Indeed, your author is seriously considering relocating (either full or part time) to an EU nation and registering there before existing rights become – well something else unknown.  Thus any erudite readers looking for a researcher willing to work all waking hours in return for a salary sufficient to cover the cost of living and retention of existing EU citizen rights, do email the blog.

However, Brexit fatuity aside, the UK will continue to have (some, probably diminished) influence with regard to Ukraine – both internally and externally.

Somewhat unbelievably, there appears to have been few, if any, convictions of Ukrainians in relation to the UK Bribery Act 2010.  It is an act that has a very broad scope, relating to UK citizens, UK entities, and those interacting nefariously for illicit advantage with them anywhere on the planet.  Perhaps the clearest and most public (albeit thinly veiled) threat rightly coming in relation to the nefarious Roman Nasirov.

Nevertheless, the beginning of 2018 witness the Criminal Finances Act 2017 come into effect.

With effect from 31st January 2018, per Chapter 1 of the CFA 2017, the “Unexplained Wealth Orders” came into force across England & Wales.  Aside from serious organised criminality, the UWO applied specifically to PEPs (Politically Exposed Persons) and those directly associated with them.

Of particular note “A UWO can also be applied to politicians or officials from outside the European Economic Area (EEA), or those associated with them i.e. Politically Exposed Persons (PEPs). A UWO made in relation to a non-EEA PEP would not require suspicion of serious criminality.”

In short, any Ukrainian politician or civil servant, immediate family member or direct employee thereof, do not require to be suspected of serious criminality to be subjected to a UWO – they need simply to have assets that fly in the face of any legitimate income.
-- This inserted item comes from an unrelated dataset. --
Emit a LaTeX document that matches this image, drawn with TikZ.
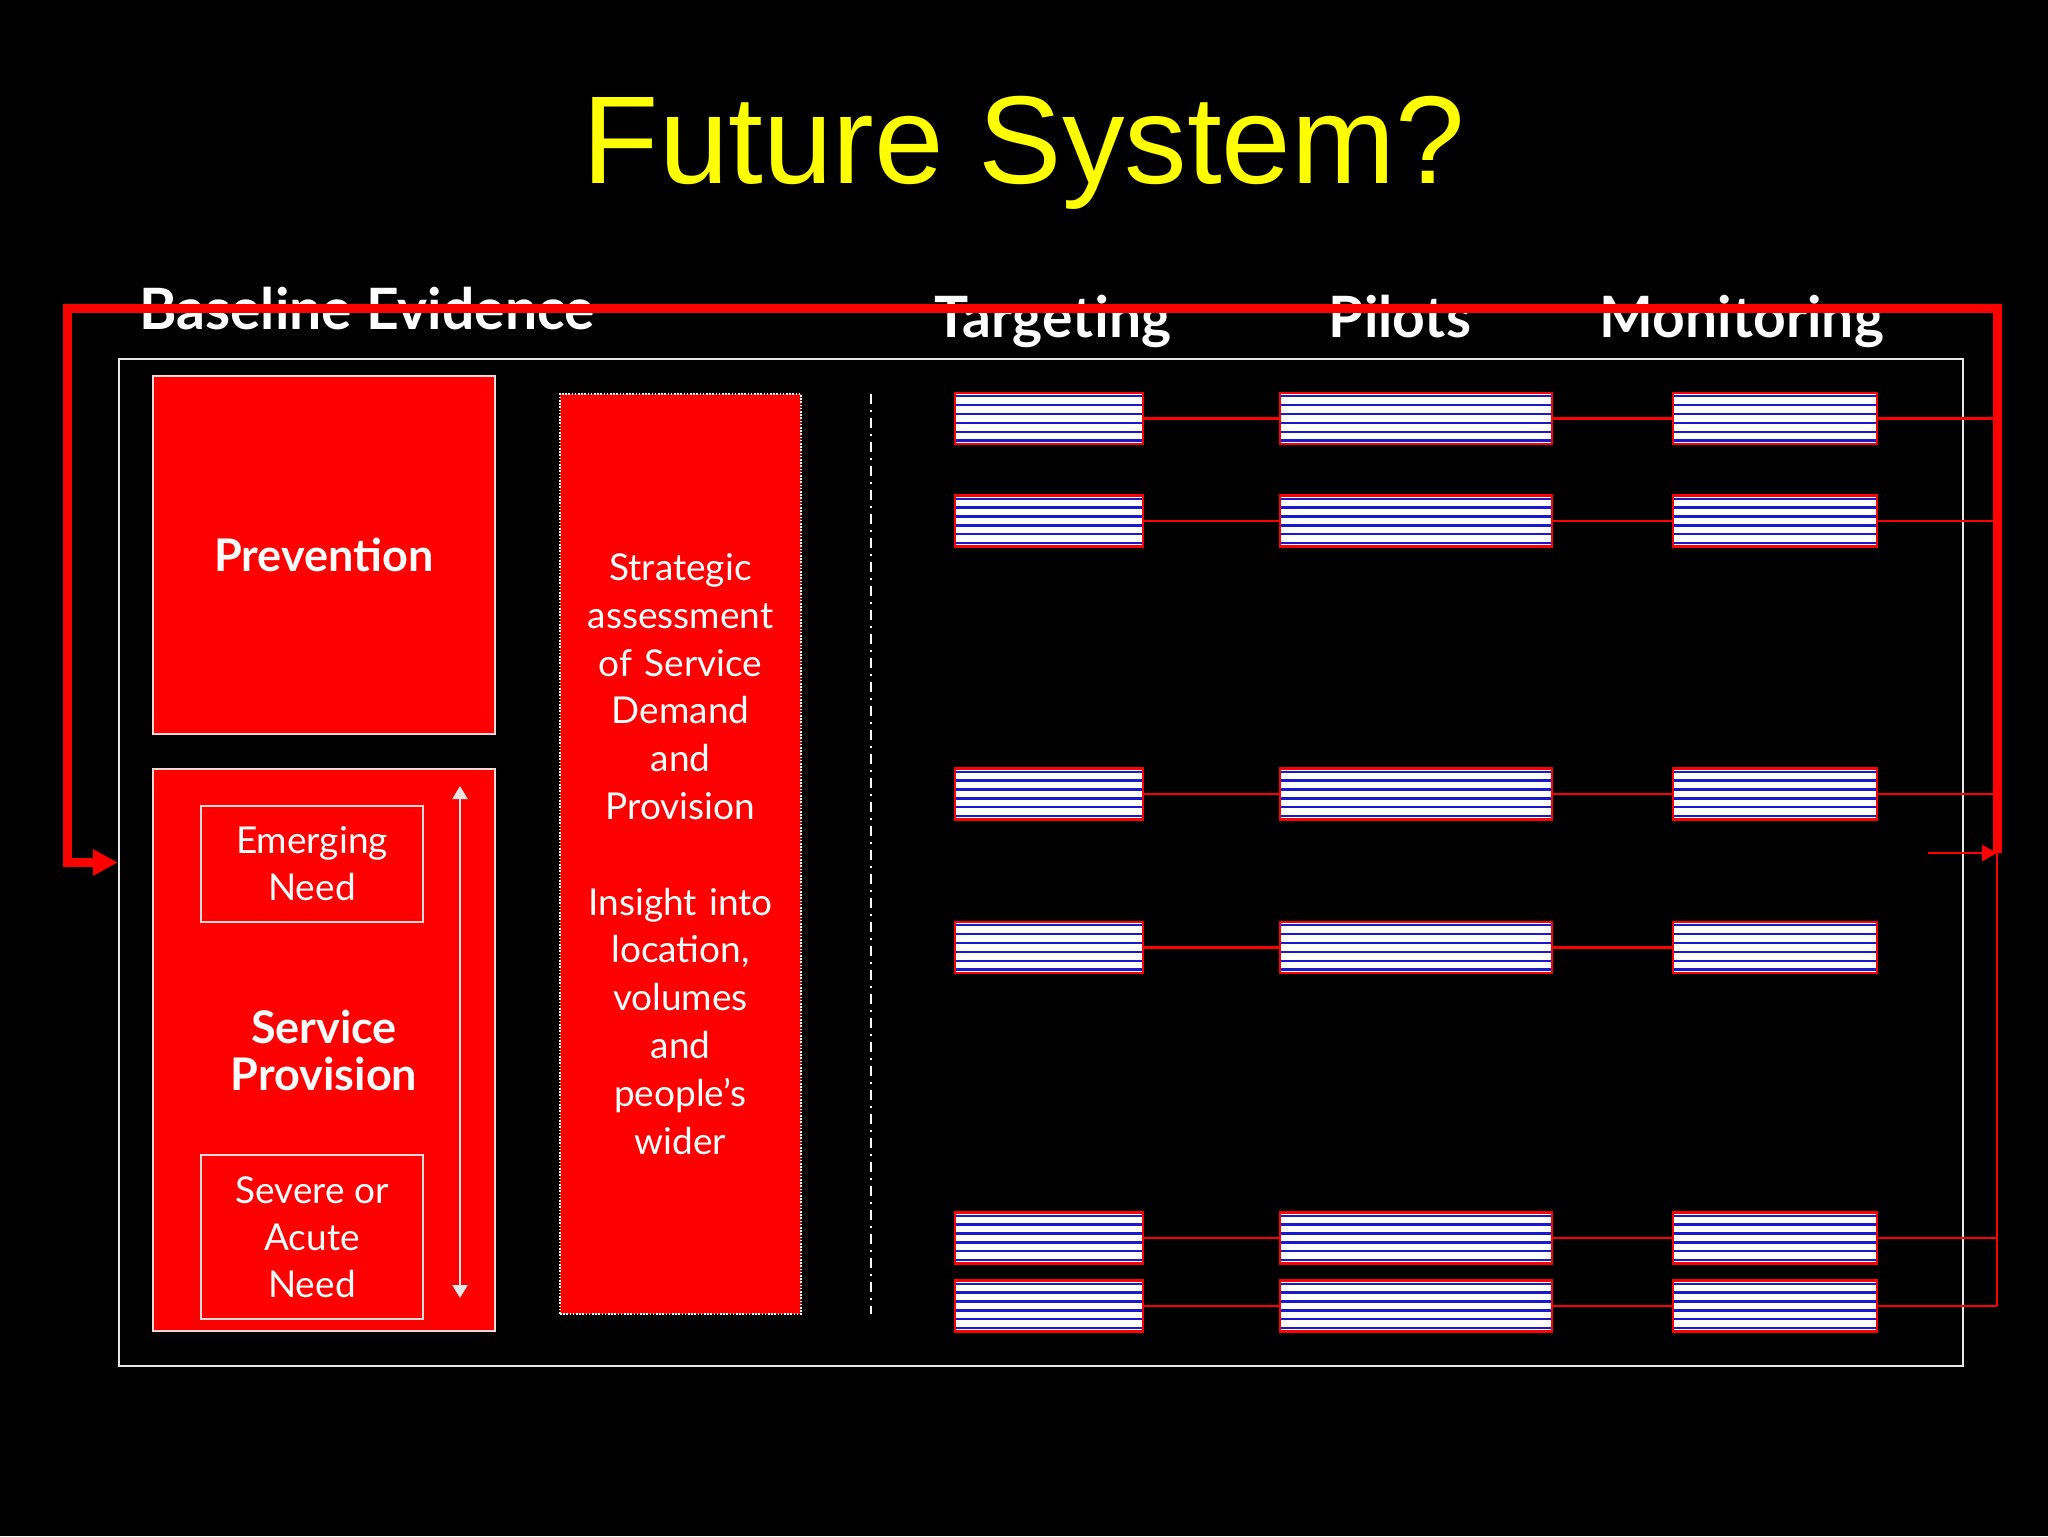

It seems unlikely that the smoke and mirrors of offshore ownership can easily prevent an UWO activation, and release of assets will require the ultimate beneficiary to prove that the asset if lawfully owned and how it was acquired.
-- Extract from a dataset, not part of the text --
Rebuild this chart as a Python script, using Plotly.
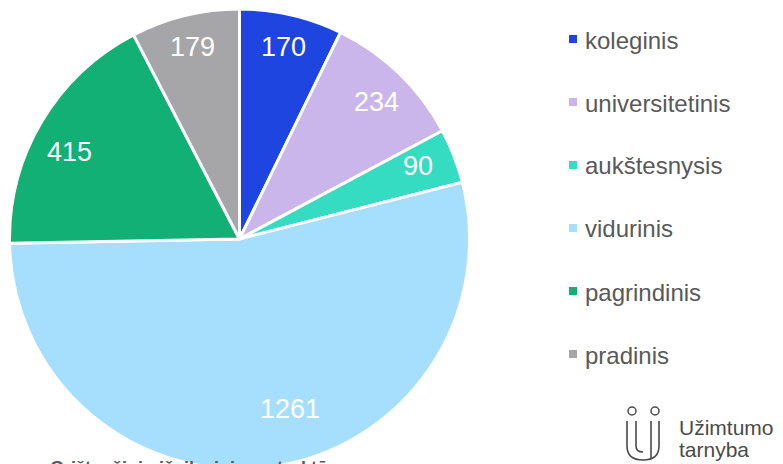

Corruption and associated money laundering are, of course, a real national security threat to the Ukrainian nation, and an issue where much more has to be done.  The UK is not only a hub but an end destination for illicitly acquired Ukrainian wealth (as is Austria and others).

Ergo, considering the (almost) absent convictions of Ukrainians under the UK Bribery Act 2010 despite Ukrainians undoubtedly being involved in bribery or attempted bribery of UK citizens, there are obvious questions raised by the cynical reader regarding just how effective the Criminal Finances Act and associated Unexplained Wealth Orders will be with regard to both Ukrainian organised criminality as well as Ukrainian PEPs.

Perhaps it will be more effective due to the low barrier for qualification “insufficient legitimate income for the purposes of enabling the individual to obtain specific identified property (of a value over £50,000), which can be shown to be in their possession“, in combination with an apparent ability for the UK to retain (read a potential to return all or part thereof) proceeds eventually confiscated by judicial decision.

Thus there is perhaps a perverse potential outcome that the UK having willingly accepted “dirty” Ukrainian cash and asset purchases for decades, indeed by tacitly turning a blind eye arguably encouraging it, the ability to now seize and ultimately take possession of that cash and assets to the benefit of the UK treasury (in full or in part) will be the outcome.

A reader is left to ponder whether and when any Ukrainian PEPs will fall foul of this new legislation.  No doubt many fulfill the criteria.